La CPI avait décrit M. Ruto comme le principal planificateur des violences contre la communauté kikuyu dans son fief kalenjin de la vallée du Rift, avant d’abandonner les poursuites en 2016 après ce qu’elle avait dénoncé comme une campagne d’intimidation de témoins.

Stratège
Celui qui était l’un des hommes les plus craints du pays s’est employé à faire oublier sa réputation sulfureuse qui mêlait accusations de violences, de corruption, d’appropriation de terres et de détournement de fonds, qu’il n’a cessé de démentir.

« Il est considéré comme un des stratèges les plus efficaces de la politique kényane », souligne Nic Cheeseman, professeur à l’université de Birmingham (Royaume-Uni).

Dès les prémisses du rapprochement Odinga-Kenyatta, M. Ruto est parti en campagne, sillonnant le pays en casquette et polo, s’affichant sur les réseaux sociaux.

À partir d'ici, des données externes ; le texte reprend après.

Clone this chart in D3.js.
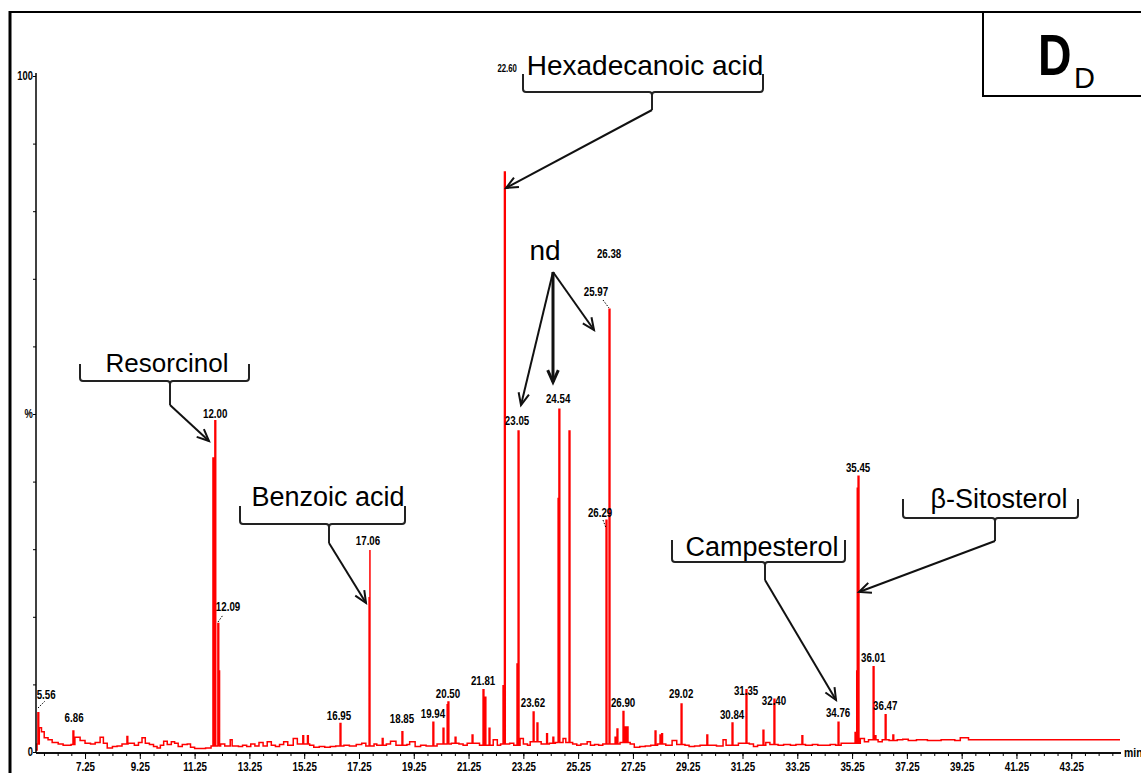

Ce quinquagénaire, chrétien « born again » revendiqué et père de six enfants, se montre souvent affable.

Il a été l’un des plus virulents opposants à un projet de révision constitutionnelle défendu par le duo Kenyatta-Odinga, invalidé par la Cour suprême au terme d’une féroce bataille judiciaire.

Sa rhétorique des « débrouillards », misant sur un clivage social plus qu’ethnique, a notamment trouvé un écho chez les jeunes.

Ce discours n’est « pas nouveau », estime Nerima Wako-Ojiwa, mais « c’était le timing parfait ».